• _What is asked_: Omitting the pictures, copy exactly each line from the one containing "Give me the TikZ source for this diagram." up to and including the one containing "minimum width=147, minimum".

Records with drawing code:
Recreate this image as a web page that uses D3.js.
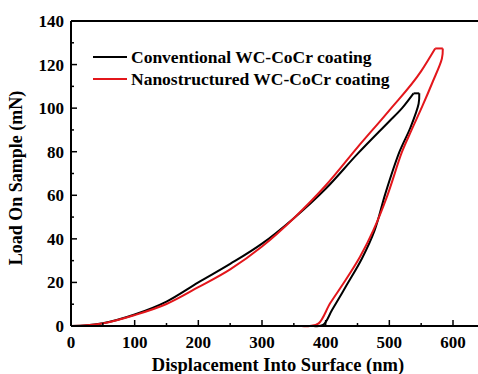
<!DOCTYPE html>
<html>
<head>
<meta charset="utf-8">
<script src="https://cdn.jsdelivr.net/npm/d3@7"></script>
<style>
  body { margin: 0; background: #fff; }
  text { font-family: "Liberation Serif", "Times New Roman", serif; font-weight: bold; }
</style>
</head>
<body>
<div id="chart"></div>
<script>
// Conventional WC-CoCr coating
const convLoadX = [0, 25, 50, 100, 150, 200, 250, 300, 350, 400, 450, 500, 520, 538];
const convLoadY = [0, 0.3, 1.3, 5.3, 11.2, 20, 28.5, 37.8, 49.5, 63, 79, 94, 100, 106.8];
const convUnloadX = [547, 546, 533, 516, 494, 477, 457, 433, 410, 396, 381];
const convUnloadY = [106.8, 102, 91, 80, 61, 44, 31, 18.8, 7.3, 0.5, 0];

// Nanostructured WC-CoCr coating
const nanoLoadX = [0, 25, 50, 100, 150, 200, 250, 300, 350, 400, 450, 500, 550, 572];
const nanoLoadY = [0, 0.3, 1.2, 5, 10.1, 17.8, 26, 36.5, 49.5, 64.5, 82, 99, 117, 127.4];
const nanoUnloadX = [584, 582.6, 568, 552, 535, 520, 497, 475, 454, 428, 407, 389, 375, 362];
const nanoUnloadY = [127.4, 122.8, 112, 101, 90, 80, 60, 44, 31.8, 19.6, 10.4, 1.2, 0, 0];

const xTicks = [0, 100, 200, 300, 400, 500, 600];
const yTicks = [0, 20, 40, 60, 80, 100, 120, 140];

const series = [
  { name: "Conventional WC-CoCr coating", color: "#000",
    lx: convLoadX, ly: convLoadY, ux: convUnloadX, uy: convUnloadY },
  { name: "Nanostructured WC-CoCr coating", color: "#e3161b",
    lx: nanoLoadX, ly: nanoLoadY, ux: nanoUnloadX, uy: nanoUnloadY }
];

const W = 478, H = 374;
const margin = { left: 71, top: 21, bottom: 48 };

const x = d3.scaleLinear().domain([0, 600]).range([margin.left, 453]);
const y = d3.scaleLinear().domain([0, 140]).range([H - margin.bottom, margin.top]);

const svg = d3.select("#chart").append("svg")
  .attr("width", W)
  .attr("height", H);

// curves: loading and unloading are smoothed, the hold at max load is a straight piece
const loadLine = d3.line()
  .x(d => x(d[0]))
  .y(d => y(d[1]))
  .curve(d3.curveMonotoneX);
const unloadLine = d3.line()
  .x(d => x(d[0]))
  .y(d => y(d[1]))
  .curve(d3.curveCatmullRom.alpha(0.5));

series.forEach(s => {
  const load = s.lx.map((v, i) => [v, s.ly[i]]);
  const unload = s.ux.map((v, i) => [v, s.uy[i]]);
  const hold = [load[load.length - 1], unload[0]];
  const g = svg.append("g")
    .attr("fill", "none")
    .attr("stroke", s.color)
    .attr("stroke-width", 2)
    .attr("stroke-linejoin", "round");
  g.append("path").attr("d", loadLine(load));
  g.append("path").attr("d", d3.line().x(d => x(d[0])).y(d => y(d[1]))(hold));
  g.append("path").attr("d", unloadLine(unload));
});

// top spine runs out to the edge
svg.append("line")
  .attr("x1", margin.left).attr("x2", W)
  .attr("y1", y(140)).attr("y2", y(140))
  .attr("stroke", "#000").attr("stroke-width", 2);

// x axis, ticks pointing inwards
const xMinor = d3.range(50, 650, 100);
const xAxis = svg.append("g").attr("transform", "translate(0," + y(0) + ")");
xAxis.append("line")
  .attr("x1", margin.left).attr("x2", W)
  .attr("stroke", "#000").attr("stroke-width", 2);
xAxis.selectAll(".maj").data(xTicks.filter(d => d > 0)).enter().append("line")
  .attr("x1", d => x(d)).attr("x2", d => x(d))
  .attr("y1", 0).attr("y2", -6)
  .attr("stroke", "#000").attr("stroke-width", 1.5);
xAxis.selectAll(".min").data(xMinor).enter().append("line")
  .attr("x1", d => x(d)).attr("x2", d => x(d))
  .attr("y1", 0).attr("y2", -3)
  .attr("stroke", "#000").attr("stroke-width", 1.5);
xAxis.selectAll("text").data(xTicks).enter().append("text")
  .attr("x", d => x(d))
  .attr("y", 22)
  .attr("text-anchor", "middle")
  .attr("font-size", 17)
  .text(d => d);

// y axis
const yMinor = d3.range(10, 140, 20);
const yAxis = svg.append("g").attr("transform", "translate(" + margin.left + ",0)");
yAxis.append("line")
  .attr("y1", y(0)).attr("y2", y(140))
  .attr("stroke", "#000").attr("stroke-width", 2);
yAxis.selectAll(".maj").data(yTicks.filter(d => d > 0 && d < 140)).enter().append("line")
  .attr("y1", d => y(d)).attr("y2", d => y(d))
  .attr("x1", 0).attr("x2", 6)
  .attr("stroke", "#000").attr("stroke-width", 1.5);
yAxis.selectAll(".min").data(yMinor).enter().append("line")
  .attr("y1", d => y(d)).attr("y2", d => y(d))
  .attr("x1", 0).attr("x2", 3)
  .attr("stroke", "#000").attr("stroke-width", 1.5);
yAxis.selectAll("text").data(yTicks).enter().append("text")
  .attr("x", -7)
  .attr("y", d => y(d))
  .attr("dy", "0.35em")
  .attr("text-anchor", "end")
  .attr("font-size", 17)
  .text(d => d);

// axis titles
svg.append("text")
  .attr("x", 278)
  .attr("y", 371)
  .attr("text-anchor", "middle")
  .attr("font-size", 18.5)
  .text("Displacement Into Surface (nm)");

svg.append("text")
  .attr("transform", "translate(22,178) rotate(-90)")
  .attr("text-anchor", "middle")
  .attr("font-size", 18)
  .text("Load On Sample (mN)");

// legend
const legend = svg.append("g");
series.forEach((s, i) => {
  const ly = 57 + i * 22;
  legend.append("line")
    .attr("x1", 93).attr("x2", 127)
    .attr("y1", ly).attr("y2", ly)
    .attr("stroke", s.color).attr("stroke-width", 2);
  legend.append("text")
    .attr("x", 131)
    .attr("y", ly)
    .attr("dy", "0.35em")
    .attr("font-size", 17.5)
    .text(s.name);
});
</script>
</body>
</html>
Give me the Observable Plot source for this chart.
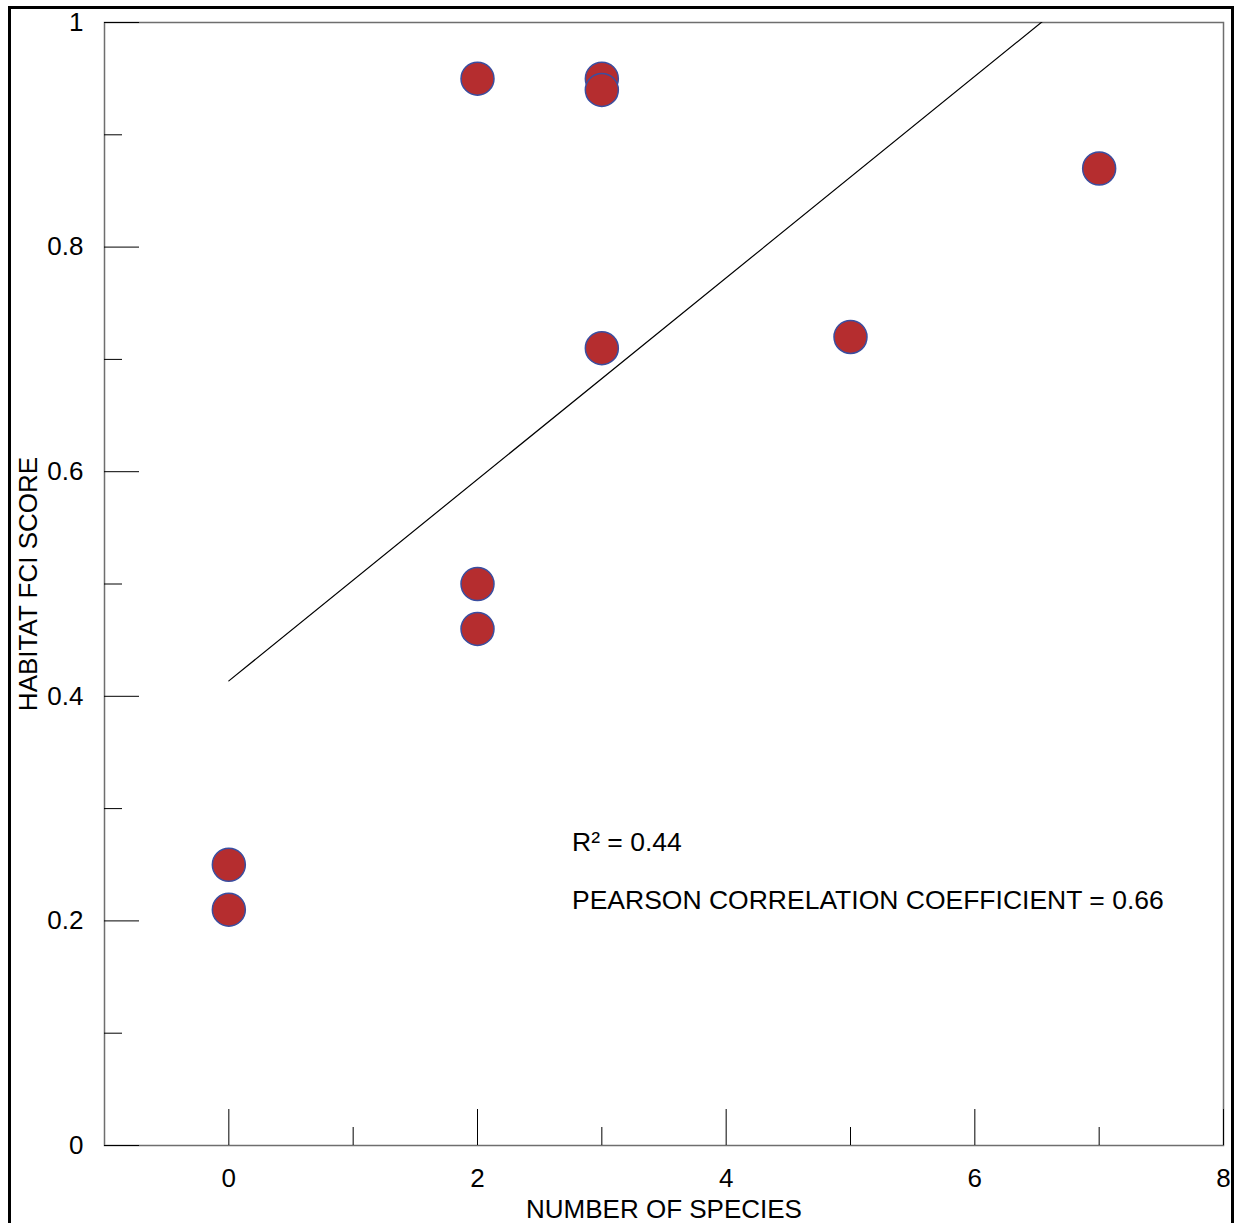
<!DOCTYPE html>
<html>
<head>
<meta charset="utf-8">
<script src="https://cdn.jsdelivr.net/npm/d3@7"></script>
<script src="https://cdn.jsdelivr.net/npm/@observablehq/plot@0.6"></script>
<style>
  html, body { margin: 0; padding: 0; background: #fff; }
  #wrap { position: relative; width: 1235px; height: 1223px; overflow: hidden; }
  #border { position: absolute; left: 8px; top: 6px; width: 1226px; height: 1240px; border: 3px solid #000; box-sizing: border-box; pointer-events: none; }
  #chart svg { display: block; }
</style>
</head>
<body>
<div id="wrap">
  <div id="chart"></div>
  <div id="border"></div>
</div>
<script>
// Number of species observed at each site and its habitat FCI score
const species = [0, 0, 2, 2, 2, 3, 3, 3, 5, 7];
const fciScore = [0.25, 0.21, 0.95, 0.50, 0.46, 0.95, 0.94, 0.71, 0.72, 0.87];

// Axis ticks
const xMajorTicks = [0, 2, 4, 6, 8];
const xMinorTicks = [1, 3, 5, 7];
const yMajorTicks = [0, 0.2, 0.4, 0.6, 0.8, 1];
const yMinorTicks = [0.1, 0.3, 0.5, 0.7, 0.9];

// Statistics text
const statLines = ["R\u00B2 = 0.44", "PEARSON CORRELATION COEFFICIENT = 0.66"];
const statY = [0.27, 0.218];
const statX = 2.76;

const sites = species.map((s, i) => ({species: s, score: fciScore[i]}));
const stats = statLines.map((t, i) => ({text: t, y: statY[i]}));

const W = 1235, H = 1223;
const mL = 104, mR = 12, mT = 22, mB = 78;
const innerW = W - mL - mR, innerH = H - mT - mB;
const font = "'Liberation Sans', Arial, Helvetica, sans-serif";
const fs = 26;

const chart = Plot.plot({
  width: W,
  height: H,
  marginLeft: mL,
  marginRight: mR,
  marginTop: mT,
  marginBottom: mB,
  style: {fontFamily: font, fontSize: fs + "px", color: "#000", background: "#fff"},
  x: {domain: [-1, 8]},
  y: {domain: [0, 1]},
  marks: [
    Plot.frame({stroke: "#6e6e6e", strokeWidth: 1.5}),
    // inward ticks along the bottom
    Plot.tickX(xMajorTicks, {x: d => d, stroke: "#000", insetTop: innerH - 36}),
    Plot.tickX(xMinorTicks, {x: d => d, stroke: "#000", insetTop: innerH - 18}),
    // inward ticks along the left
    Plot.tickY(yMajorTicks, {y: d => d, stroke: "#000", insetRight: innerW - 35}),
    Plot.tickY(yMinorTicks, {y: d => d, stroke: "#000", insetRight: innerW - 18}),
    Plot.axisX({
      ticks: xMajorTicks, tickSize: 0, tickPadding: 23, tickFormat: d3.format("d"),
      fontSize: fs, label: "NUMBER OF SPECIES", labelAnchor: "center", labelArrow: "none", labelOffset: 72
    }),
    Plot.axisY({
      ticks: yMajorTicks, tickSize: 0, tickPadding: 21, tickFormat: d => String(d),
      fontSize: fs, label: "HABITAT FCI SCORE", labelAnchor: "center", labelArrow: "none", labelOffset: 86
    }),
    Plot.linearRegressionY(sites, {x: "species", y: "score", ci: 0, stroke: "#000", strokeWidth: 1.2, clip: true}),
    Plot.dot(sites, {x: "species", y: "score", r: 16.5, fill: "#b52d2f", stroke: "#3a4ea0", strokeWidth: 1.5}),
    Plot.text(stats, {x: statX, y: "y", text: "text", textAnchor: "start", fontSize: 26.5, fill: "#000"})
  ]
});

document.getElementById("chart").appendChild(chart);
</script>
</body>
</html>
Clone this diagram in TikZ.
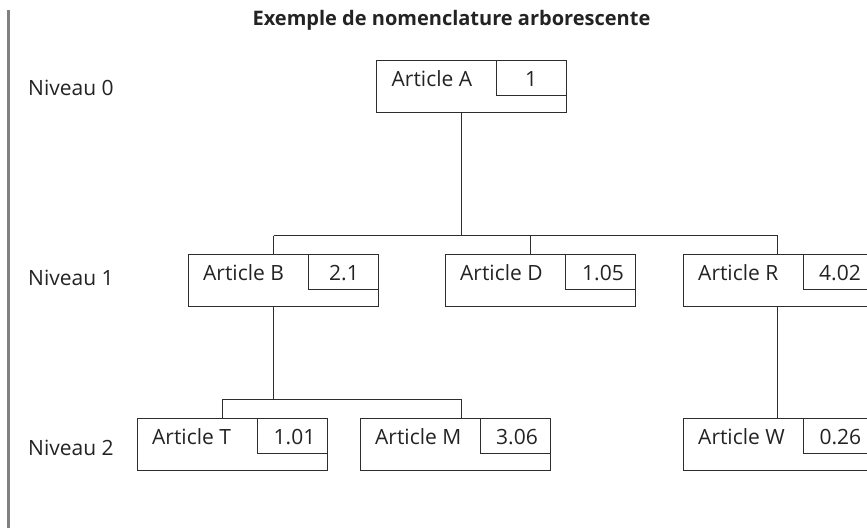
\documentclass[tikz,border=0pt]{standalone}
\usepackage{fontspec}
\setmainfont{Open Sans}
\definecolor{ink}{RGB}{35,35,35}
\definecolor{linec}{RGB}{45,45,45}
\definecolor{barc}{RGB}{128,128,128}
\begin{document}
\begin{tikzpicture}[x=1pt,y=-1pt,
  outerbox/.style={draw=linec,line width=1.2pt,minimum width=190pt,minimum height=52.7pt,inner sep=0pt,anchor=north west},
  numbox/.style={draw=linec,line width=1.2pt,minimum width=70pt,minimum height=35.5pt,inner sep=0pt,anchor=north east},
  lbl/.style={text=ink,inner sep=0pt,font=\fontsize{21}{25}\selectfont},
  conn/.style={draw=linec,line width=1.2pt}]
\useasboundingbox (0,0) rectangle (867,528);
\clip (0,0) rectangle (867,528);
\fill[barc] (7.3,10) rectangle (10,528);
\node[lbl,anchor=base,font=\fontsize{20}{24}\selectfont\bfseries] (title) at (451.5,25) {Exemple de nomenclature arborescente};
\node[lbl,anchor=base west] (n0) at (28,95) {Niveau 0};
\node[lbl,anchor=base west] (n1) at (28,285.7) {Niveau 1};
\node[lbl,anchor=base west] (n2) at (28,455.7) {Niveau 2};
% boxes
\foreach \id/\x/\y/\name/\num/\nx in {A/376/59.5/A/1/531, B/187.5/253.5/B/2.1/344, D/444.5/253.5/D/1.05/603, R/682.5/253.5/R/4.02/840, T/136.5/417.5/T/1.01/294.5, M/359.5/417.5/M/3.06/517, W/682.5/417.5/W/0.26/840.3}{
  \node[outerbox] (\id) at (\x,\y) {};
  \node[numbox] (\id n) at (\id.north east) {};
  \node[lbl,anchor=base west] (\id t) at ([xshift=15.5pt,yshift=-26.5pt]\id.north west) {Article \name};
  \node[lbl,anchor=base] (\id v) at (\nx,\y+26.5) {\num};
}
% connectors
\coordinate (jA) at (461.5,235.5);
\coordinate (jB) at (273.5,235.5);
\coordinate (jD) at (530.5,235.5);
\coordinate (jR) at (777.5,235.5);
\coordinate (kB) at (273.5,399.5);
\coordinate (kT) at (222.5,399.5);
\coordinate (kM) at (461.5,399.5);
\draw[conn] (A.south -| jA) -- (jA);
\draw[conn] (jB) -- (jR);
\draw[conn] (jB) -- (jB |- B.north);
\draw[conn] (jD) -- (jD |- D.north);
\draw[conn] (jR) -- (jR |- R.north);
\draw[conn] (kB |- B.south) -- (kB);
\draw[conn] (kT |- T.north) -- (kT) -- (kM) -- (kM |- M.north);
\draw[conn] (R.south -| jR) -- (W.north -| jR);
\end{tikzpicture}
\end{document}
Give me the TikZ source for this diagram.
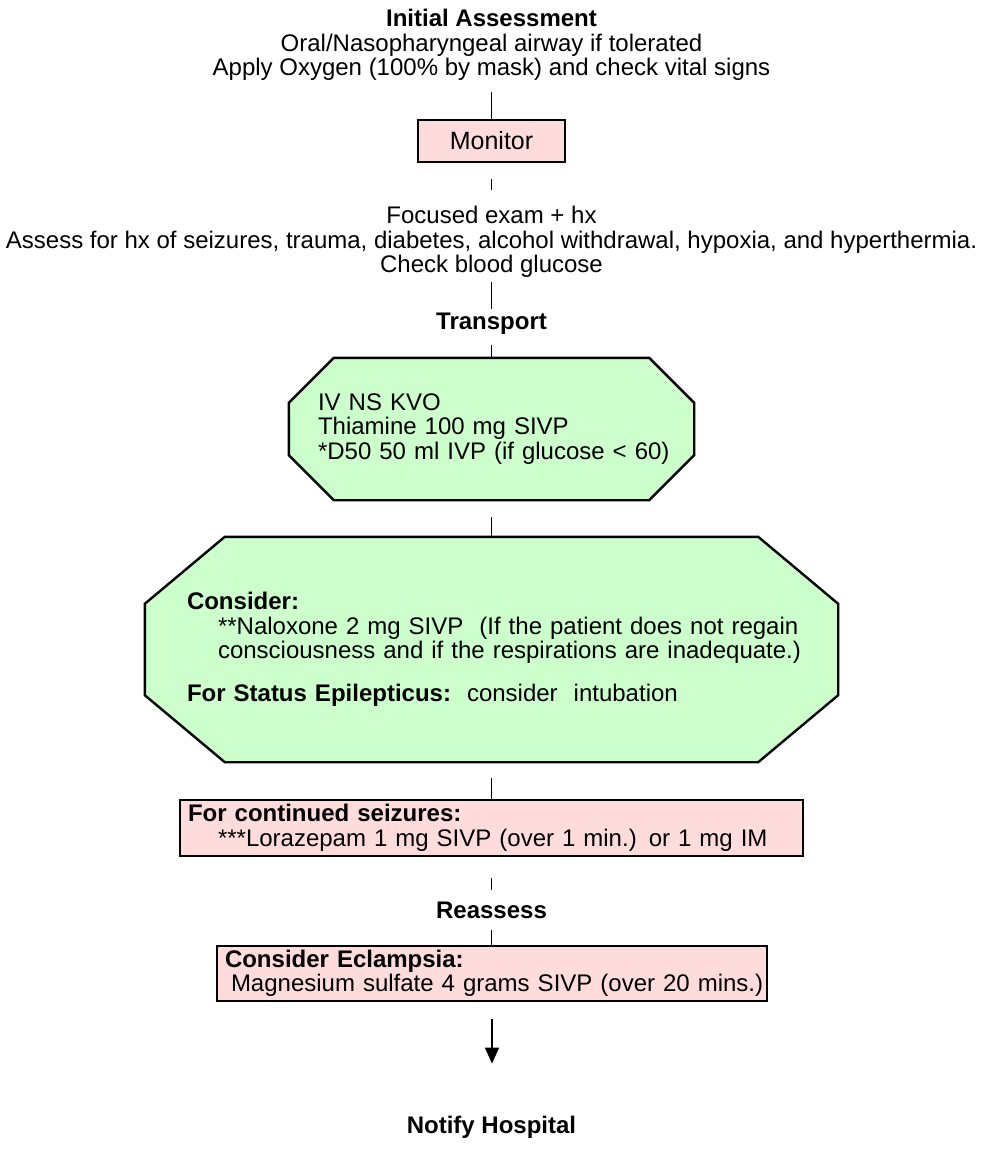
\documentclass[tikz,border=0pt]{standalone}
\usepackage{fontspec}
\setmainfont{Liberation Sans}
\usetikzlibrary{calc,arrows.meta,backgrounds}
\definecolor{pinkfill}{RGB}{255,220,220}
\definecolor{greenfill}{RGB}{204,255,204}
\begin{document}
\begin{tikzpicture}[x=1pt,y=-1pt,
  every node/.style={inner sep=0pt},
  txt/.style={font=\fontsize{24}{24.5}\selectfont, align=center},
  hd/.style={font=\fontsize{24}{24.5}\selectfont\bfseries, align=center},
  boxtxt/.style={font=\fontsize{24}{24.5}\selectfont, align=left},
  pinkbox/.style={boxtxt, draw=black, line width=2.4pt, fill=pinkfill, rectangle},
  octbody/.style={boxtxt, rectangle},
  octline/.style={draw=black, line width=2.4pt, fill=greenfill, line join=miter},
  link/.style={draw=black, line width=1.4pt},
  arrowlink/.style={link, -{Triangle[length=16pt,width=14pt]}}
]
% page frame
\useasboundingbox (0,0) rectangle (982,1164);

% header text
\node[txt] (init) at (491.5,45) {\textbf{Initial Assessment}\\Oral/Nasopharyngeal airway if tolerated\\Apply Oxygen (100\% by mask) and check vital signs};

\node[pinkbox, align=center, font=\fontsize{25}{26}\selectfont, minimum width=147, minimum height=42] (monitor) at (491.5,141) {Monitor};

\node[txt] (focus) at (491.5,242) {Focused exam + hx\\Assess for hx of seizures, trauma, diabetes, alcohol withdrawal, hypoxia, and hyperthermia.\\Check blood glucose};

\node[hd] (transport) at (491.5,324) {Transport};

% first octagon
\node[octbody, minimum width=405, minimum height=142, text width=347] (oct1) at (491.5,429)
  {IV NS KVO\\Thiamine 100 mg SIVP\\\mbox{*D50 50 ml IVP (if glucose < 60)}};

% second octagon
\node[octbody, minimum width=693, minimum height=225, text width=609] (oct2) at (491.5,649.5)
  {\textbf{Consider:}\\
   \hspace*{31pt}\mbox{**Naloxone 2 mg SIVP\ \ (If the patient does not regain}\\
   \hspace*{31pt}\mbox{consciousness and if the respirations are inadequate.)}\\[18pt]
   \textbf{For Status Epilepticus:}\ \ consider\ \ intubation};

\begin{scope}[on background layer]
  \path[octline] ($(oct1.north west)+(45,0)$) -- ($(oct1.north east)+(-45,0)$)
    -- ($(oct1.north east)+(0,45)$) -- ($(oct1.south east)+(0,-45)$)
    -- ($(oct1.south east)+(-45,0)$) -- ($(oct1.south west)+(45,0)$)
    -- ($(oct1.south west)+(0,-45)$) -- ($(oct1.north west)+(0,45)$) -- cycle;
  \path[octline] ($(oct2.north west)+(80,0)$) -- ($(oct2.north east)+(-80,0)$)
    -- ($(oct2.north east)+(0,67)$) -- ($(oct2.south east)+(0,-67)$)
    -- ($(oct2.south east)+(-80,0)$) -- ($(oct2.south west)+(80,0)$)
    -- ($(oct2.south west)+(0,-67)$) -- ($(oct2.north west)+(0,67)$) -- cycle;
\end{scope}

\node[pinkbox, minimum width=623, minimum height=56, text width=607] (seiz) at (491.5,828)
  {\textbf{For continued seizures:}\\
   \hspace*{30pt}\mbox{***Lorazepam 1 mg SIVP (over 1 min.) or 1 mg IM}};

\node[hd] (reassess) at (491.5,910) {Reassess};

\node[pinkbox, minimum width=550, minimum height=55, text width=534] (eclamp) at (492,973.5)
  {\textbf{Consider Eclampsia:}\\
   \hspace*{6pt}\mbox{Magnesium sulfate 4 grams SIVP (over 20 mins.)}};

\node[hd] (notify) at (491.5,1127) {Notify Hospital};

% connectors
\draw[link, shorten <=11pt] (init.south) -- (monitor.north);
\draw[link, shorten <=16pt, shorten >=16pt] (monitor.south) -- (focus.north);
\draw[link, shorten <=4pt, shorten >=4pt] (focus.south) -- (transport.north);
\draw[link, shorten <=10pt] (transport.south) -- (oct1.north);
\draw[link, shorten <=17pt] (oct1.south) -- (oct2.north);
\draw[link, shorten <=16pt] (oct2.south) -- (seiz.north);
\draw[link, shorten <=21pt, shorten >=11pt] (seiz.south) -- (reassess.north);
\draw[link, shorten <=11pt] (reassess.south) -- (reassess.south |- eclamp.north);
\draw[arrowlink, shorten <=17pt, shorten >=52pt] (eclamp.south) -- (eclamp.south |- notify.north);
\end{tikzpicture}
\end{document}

• _Result of this task_:
Give me the TikZ source for this diagram.
\documentclass[tikz,border=0pt]{standalone}
\usepackage{fontspec}
\setmainfont{Liberation Sans}
\usetikzlibrary{calc,arrows.meta,backgrounds}
\definecolor{pinkfill}{RGB}{255,220,220}
\definecolor{greenfill}{RGB}{204,255,204}
\begin{document}
\begin{tikzpicture}[x=1pt,y=-1pt,
  every node/.style={inner sep=0pt},
  txt/.style={font=\fontsize{24}{24.5}\selectfont, align=center},
  hd/.style={font=\fontsize{24}{24.5}\selectfont\bfseries, align=center},
  boxtxt/.style={font=\fontsize{24}{24.5}\selectfont, align=left},
  pinkbox/.style={boxtxt, draw=black, line width=2.4pt, fill=pinkfill, rectangle},
  octbody/.style={boxtxt, rectangle},
  octline/.style={draw=black, line width=2.4pt, fill=greenfill, line join=miter},
  link/.style={draw=black, line width=1.4pt},
  arrowlink/.style={link, -{Triangle[length=16pt,width=14pt]}}
]
% page frame
\useasboundingbox (0,0) rectangle (982,1164);

% header text
\node[txt] (init) at (491.5,45) {\textbf{Initial Assessment}\\Oral/Nasopharyngeal airway if tolerated\\Apply Oxygen (100\% by mask) and check vital signs};

\node[pinkbox, align=center, font=\fontsize{25}{26}\selectfont, minimum width=147, minimum height=42] (monitor) at (491.5,141) {Monitor};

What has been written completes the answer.